Restate the listing below word for word, omitting any images.

>>>

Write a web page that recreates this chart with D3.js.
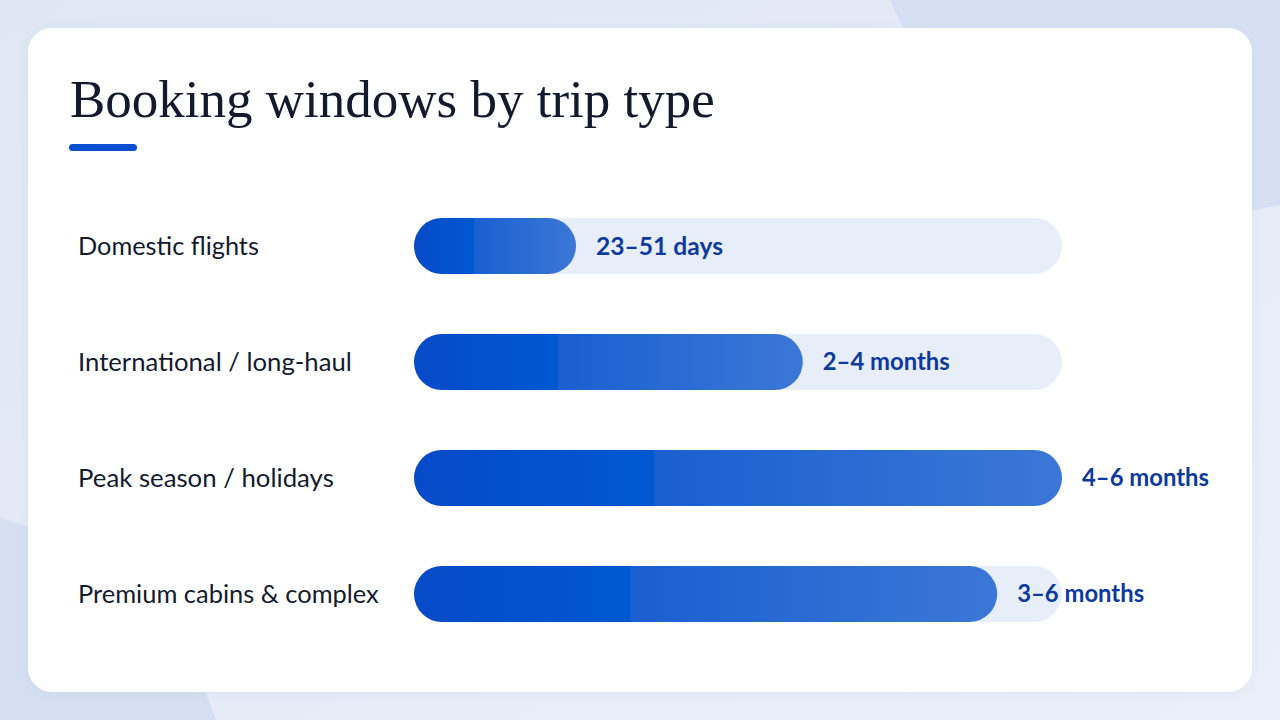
<!DOCTYPE html>
<html><head><meta charset="utf-8">
<script src="https://cdn.jsdelivr.net/npm/d3@7"></script>
<style>html,body{margin:0;padding:0;background:#e5ecf7;overflow:hidden}</style>
</head><body><svg id="c" width="1280" height="720"></svg>
<script>
const categories = ["Domestic flights","International / long-haul","Peak season / holidays","Premium cabins & complex"];
const values = [25, 60, 100, 90];
const valueLabels = ["23–51 days","2–4 months","4–6 months","3–6 months"];
const title = "Booking windows by trip type";

const svg = d3.select("#c");
const defs = svg.append("defs");
const g = defs.append("linearGradient").attr("id","barGrad").attr("x1","0").attr("x2","1").attr("y1","0").attr("y2","0");
[[0,"#064ac8"],[0.37,"#0059d1"],[0.37,"#1a5fd0"],[1,"#3b77d6"]].forEach(([o,c])=>g.append("stop").attr("offset",o).attr("stop-color",c));
const bg = defs.append("linearGradient").attr("id","bgGrad").attr("x1","0").attr("x2","1").attr("y1","0").attr("y2","1");
[[0,"#dfe7f5"],[1,"#eaf0f9"]].forEach(([o,c])=>bg.append("stop").attr("offset",o).attr("stop-color",c));
const f = defs.append("filter").attr("id","sh").attr("x","-5%").attr("y","-5%").attr("width","110%").attr("height","110%");
f.append("feDropShadow").attr("dx",0).attr("dy",2).attr("stdDeviation",4).attr("flood-color","#5070a0").attr("flood-opacity",0.08);

// background
svg.append("rect").attr("width",1280).attr("height",720).attr("fill","url(#bgGrad)");
const poly = d3.line();
svg.append("path").attr("d",poly([[890,0],[1280,0],[1280,205],[1100,240],[960,150]])+"Z").attr("fill","#d5e1f2");
svg.append("path").attr("d",poly([[0,518],[100,550],[190,650],[216,720],[0,720]])+"Z").attr("fill","#d4e0f2");

// card
svg.append("rect").attr("x",28).attr("y",28).attr("width",1224).attr("height",664).attr("rx",24).attr("fill","#ffffff").attr("filter","url(#sh)");

// title
const t = svg.append("text").attr("x",70).attr("y",117).text(title)
  .attr("font-family","'Liberation Serif','DejaVu Serif',serif").attr("font-size",50).attr("fill","#141a2e");
const tw = t.node().getComputedTextLength();
t.attr("font-size",50*645/tw);
svg.append("rect").attr("x",69).attr("y",144).attr("width",68).attr("height",7).attr("rx",3.5).attr("fill","#0a4fcf");

// chart
const x = d3.scaleLinear().domain([0,100]).range([414,1062]);
const y = d3.scaleBand().domain(categories).range([188,652]).paddingInner(0.517).paddingOuter(0.2585);
const bh = y.bandwidth();

const rows = svg.append("g").selectAll("g").data(categories).join("g")
  .attr("transform",d=>`translate(0,${y(d)})`);
rows.append("rect").attr("x",x(0)).attr("y",0).attr("width",x(100)-x(0)).attr("height",bh).attr("rx",bh/2).attr("fill","#e8eef9");
rows.append("rect").attr("x",x(0)).attr("y",0).attr("width",(d,i)=>x(values[i])-x(0)).attr("height",bh).attr("rx",bh/2).attr("fill","url(#barGrad)");

const labelW = [181,274,256,301];
rows.append("text").attr("x",78).attr("y",bh/2).attr("dy","0.35em").text(d=>d)
  .attr("font-family","Lato,'Noto Sans',sans-serif").attr("font-size",23).attr("fill","#151b2e")
  .each(function(d,i){const w=this.getComputedTextLength(); d3.select(this).attr("font-size",23*labelW[i]/w);});
rows.append("text").attr("x",(d,i)=>x(values[i])+20).attr("y",bh/2).attr("dy","0.35em").text((d,i)=>valueLabels[i])
  .attr("font-family","Lato,'Noto Sans',sans-serif").attr("font-weight",700).attr("font-size",23).attr("fill","#0d3a9d")
  .each(function(d,i){const w=this.getComputedTextLength(); d3.select(this).attr("font-size",23*127/w);});
</script></body></html>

<<<

* Solution to this problem *
Write a web page that recreates this chart with D3.js.
<!DOCTYPE html>
<html><head><meta charset="utf-8">
<script src="https://cdn.jsdelivr.net/npm/d3@7"></script>
<style>html,body{margin:0;padding:0;background:#e5ecf7;overflow:hidden}</style>
</head><body><svg id="c" width="1280" height="720"></svg>
<script>
const categories = ["Domestic flights","International / long-haul","Peak season / holidays","Premium cabins & complex"];
const values = [25, 60, 100, 90];
const valueLabels = ["23–51 days","2–4 months","4–6 months","3–6 months"];
const title = "Booking windows by trip type";

const svg = d3.select("#c");
const defs = svg.append("defs");
const g = defs.append("linearGradient").attr("id","barGrad").attr("x1","0").attr("x2","1").attr("y1","0").attr("y2","0");
[[0,"#064ac8"],[0.37,"#0059d1"],[0.37,"#1a5fd0"],[1,"#3b77d6"]].forEach(([o,c])=>g.append("stop").attr("offset",o).attr("stop-color",c));
const bg = defs.append("linearGradient").attr("id","bgGrad").attr("x1","0").attr("x2","1").attr("y1","0").attr("y2","1");
[[0,"#dfe7f5"],[1,"#eaf0f9"]].forEach(([o,c])=>bg.append("stop").attr("offset",o).attr("stop-color",c));
const f = defs.append("filter").attr("id","sh").attr("x","-5%").attr("y","-5%").attr("width","110%").attr("height","110%");
f.append("feDropShadow").attr("dx",0).attr("dy",2).attr("stdDeviation",4).attr("flood-color","#5070a0").attr("flood-opacity",0.08);

// background
svg.append("rect").attr("width",1280).attr("height",720).attr("fill","url(#bgGrad)");
const poly = d3.line();
svg.append("path").attr("d",poly([[890,0],[1280,0],[1280,205],[1100,240],[960,150]])+"Z").attr("fill","#d5e1f2");
svg.append("path").attr("d",poly([[0,518],[100,550],[190,650],[216,720],[0,720]])+"Z").attr("fill","#d4e0f2");

// card
svg.append("rect").attr("x",28).attr("y",28).attr("width",1224).attr("height",664).attr("rx",24).attr("fill","#ffffff").attr("filter","url(#sh)");

// title
const t = svg.append("text").attr("x",70).attr("y",117).text(title)
  .attr("font-family","'Liberation Serif','DejaVu Serif',serif").attr("font-size",50).attr("fill","#141a2e");
const tw = t.node().getComputedTextLength();
t.attr("font-size",50*645/tw);
svg.append("rect").attr("x",69).attr("y",144).attr("width",68).attr("height",7).attr("rx",3.5).attr("fill","#0a4fcf");

// chart
const x = d3.scaleLinear().domain([0,100]).range([414,1062]);
const y = d3.scaleBand().domain(categories).range([188,652]).paddingInner(0.517).paddingOuter(0.2585);
const bh = y.bandwidth();

const rows = svg.append("g").selectAll("g").data(categories).join("g")
  .attr("transform",d=>`translate(0,${y(d)})`);
rows.append("rect").attr("x",x(0)).attr("y",0).attr("width",x(100)-x(0)).attr("height",bh).attr("rx",bh/2).attr("fill","#e8eef9");
rows.append("rect").attr("x",x(0)).attr("y",0).attr("width",(d,i)=>x(values[i])-x(0)).attr("height",bh).attr("rx",bh/2).attr("fill","url(#barGrad)");

const labelW = [181,274,256,301];
rows.append("text").attr("x",78).attr("y",bh/2).attr("dy","0.35em").text(d=>d)
  .attr("font-family","Lato,'Noto Sans',sans-serif").attr("font-size",23).attr("fill","#151b2e")
  .each(function(d,i){const w=this.getComputedTextLength(); d3.select(this).attr("font-size",23*labelW[i]/w);});
rows.append("text").attr("x",(d,i)=>x(values[i])+20).attr("y",bh/2).attr("dy","0.35em").text((d,i)=>valueLabels[i])
  .attr("font-family","Lato,'Noto Sans',sans-serif").attr("font-weight",700).attr("font-size",23).attr("fill","#0d3a9d")
  .each(function(d,i){const w=this.getComputedTextLength(); d3.select(this).attr("font-size",23*127/w);});
</script></body></html>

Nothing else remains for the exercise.